Ciclismo, un anno fa Colbrelli trionfava alla mitica Parigi-Roubaix

Quella volata parsa infinita, un anno fa, nel velodromo Andrè Petrieux di Roubaix, Sonny Colbrelli se la ricorderà per sempre, come ce la ricorderemo tutti noi accompagnandolo con l’urlo di gioia per un risultato tanto inatteso quanto meritato, a coronamento di una carriera da vero campione.
E poco importa se quel giorno abbiamo dovuto rifare il giornale per raccontare la sua leggendaria vittoria, terzo corridore bresciano nella storia del ciclismo ad aggiudicarsi una classica Monumento, la più iconica ed estrema di tutte. Aggiungiamo che, causa gli sconvolgimenti del calendario per la pandemia, la corsa ribattezzata non per caso «L’inferno del Nord» si è disputata in un clima d’altri tempi con il fango a rendere soldati d’argilla i ciclisti, novelli eroi del pedale. E il pianto liberatorio di Colbrelli al termine dell’impresa, sdraiato sul prato del velodromo, con le lacrime a solcare un viso reso di creta, come una maschera ellenistica della tragedia greca, ha fatto il giro del mondo e reso popolare anche oltre confine il corridore nato e cresciuto in Valsabbia, in quella Casto resa famosa dalle sue antiche fucine, forgiato alla fatica e al sacrificio che fan parte del dna delle genti di montagna, temprato dal lavoro in fabbrica e arrivato al grande successo forse un po’ tardi.
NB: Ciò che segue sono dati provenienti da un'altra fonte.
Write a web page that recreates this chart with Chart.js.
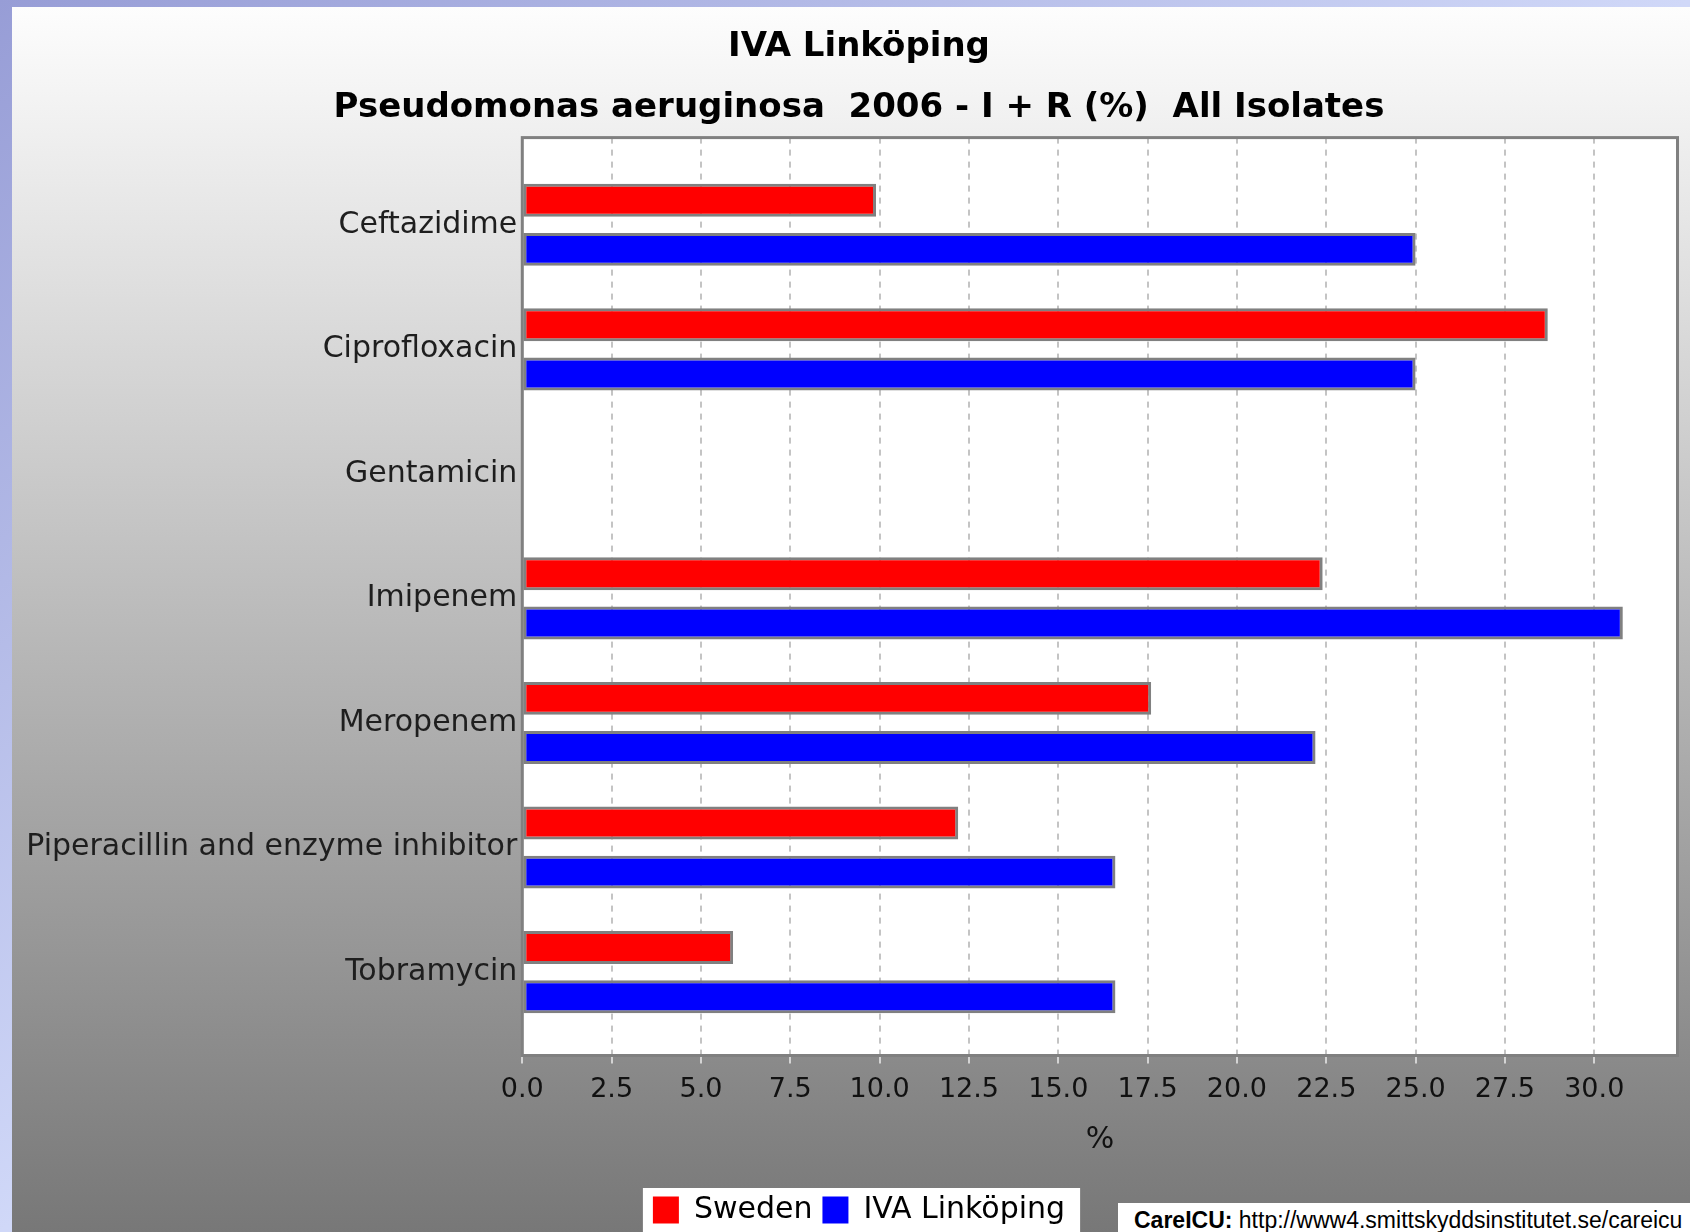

Per una sorta di contrappasso del destino quando sembrava aprirsi un nuovo capitolo agonistico della sua vita la scorsa primavera il suo cuore l’ha tradito interrompendo per fortuna solo un sogno agonistico, non si sa ancora se per sempre o temporaneamente. Ma le emozioni che ci ha regalato quel giorno Colbrelli restano scolpite indelebili nella memoria di tutti gli appassionati di ciclismo.
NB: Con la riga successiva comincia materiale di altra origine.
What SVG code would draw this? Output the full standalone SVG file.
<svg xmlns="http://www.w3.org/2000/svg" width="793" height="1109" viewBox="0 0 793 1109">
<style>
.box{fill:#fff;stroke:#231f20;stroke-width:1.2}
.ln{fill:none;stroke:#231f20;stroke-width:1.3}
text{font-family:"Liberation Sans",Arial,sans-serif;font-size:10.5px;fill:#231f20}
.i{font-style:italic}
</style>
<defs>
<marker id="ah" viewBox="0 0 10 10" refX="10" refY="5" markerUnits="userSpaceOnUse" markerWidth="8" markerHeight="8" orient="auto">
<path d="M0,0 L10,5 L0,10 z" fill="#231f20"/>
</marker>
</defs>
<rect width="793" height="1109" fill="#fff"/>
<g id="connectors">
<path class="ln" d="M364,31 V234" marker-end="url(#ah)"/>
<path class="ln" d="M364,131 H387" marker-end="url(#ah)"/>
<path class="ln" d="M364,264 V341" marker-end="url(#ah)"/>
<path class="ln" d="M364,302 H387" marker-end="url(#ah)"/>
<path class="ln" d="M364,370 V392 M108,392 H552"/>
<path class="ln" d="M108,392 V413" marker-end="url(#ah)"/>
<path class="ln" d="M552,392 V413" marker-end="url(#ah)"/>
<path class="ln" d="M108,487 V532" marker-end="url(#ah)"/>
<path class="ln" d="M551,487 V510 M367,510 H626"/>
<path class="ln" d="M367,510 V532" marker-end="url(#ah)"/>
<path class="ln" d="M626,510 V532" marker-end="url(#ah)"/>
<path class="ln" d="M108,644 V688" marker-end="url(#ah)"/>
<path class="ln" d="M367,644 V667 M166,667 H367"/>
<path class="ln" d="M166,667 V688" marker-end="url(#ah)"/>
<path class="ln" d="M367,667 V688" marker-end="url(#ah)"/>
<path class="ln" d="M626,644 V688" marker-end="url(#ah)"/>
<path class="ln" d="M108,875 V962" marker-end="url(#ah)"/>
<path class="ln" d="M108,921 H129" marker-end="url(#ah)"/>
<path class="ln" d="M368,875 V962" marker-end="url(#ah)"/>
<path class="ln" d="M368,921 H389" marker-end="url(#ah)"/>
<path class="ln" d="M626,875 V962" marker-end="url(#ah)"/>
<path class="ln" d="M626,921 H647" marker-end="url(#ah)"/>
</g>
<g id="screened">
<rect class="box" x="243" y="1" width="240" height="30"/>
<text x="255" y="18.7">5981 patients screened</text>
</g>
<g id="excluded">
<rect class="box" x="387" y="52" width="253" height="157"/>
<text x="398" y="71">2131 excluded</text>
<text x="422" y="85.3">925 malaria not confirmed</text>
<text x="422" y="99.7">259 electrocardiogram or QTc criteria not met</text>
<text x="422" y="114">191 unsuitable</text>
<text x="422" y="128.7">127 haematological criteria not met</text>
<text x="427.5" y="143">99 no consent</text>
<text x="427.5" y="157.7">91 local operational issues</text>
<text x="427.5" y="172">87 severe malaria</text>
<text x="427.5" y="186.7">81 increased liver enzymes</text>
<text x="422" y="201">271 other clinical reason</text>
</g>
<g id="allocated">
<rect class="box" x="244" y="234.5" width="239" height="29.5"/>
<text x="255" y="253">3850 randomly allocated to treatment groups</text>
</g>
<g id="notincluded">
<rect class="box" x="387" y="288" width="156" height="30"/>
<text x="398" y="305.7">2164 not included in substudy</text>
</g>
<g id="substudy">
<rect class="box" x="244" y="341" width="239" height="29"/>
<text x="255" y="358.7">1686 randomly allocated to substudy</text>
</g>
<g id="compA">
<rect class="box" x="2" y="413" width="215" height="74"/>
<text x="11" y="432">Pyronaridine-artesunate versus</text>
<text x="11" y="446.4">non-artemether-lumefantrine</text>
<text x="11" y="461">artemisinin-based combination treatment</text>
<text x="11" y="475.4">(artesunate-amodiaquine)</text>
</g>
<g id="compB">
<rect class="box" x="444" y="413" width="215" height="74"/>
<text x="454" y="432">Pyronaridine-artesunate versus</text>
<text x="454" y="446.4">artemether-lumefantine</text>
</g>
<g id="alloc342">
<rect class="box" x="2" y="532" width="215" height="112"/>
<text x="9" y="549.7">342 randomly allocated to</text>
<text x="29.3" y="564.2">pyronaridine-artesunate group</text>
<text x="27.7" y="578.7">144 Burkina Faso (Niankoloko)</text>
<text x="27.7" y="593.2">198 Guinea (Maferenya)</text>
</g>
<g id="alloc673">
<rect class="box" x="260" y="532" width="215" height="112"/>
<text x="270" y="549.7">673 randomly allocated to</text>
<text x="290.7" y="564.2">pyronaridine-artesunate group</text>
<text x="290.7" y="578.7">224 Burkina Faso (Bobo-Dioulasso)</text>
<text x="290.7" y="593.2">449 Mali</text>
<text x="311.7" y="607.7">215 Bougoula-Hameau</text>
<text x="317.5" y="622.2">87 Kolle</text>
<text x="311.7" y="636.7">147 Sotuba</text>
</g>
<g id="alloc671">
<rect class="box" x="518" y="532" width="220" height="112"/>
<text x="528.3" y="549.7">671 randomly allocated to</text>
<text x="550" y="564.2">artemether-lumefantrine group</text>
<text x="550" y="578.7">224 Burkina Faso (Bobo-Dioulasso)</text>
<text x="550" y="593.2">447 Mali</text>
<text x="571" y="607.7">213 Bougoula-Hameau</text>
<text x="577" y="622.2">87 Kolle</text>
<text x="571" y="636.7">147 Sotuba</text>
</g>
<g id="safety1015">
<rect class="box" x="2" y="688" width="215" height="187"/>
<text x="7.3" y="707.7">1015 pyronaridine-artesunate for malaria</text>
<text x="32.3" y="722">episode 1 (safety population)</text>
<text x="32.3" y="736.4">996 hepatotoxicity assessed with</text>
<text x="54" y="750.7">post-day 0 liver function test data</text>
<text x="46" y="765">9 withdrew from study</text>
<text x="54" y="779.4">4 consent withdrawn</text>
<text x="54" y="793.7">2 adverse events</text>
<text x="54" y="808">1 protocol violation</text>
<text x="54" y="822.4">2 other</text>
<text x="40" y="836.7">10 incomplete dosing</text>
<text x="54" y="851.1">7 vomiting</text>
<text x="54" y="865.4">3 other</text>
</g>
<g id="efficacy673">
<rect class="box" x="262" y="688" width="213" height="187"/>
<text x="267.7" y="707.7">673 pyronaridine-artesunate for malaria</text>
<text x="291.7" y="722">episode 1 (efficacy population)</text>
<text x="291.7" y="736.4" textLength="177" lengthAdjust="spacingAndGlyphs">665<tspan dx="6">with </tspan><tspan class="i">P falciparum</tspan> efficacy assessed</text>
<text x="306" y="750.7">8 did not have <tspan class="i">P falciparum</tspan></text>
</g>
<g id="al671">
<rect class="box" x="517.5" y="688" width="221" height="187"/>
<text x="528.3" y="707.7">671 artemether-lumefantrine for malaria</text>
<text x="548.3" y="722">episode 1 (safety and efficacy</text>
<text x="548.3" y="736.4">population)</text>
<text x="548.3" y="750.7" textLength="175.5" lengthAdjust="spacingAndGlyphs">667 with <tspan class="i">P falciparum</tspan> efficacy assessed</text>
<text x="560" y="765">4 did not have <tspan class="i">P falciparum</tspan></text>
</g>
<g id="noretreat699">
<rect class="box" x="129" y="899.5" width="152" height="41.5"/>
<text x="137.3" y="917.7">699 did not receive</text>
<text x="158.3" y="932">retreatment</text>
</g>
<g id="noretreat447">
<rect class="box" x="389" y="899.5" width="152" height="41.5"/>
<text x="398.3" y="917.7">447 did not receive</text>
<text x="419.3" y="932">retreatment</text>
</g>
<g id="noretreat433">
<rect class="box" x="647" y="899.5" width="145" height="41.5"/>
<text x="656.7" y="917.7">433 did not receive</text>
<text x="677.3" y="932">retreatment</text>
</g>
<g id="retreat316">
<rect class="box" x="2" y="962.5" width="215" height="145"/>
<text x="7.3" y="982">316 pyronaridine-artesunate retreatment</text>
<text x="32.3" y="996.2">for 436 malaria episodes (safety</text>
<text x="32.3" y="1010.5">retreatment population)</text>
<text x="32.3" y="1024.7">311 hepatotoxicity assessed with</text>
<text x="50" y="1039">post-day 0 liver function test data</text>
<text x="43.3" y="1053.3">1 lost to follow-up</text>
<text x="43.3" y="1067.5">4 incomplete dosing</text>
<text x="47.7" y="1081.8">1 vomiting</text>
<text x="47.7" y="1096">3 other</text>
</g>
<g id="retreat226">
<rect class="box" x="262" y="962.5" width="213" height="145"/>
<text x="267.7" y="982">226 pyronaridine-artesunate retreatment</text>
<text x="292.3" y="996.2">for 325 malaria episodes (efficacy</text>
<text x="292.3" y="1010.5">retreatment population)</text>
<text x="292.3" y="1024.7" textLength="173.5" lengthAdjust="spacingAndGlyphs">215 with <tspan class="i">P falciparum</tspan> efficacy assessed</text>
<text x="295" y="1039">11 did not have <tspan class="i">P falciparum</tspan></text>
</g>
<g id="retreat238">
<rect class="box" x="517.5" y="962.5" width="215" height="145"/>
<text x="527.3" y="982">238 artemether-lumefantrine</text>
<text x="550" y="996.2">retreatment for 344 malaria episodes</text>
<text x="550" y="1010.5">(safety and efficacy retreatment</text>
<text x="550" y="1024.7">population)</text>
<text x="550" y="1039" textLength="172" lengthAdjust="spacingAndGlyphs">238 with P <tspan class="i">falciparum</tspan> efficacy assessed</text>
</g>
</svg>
A pensarci bene non doveva nemmeno correrla quella gara il bresciano. Più volte nelle stagioni precedenti l’idea l’aveva sfiorato, nel 2019 era persino nel programma di inizio stagione, poi le fatiche della campagna del Nord, quella prima parte con le pietre delle Fiandre, l’aveva fiaccato e poi c’era una settimana dopo l’Amstel, la classica della birra olandese che a Sonny era rimasta sul groppo dopo che giovanissimo, ancora alla corte della Bardiani, aveva colto uno splendido terzo posto.
Sonny Colbrelli sentiva di doversi togliere la soddisfazione di vincerla quella gara in Olanda sacrificando la Roubaix perché in fondo fra le classiche quella nelle Ardenne aveva rischiato di vincerla. Forse ancor più della Sanremo del 2014, alla seconda partecipazione alla Classicissima di primavera, quando in fondo al Poggio si ritrovò da solo con un discreto vantaggio sul gruppo e anziché affondare il colpo non ci credette fino in fondo continuando a voltarsi finché fu ripreso da un gruppetto regolato poi dal norvegese Kristoff su Cancellara e con Sonny ancora capace di agguantare un sesto posto. E così la Roubaix è rimasta sullo sfondo, come desiderio mai sperimentato.

Lo spostamento in autunno nel 2021 per via del Covid e la straordinaria forma con la quale si è presentato al via gli hanno fatto dire sì per la prima volta. Senza pressioni (la sua stagione era già splendida con l’Italiano e l’Europeo) è arrivato alla corsa come outsider trovando peraltro le sue condizioni atmosferiche ideali, ovvero pioggia e maltempo che gli hanno dato quella spinta in più per compiere l’impresa e consegnarlo alla storia.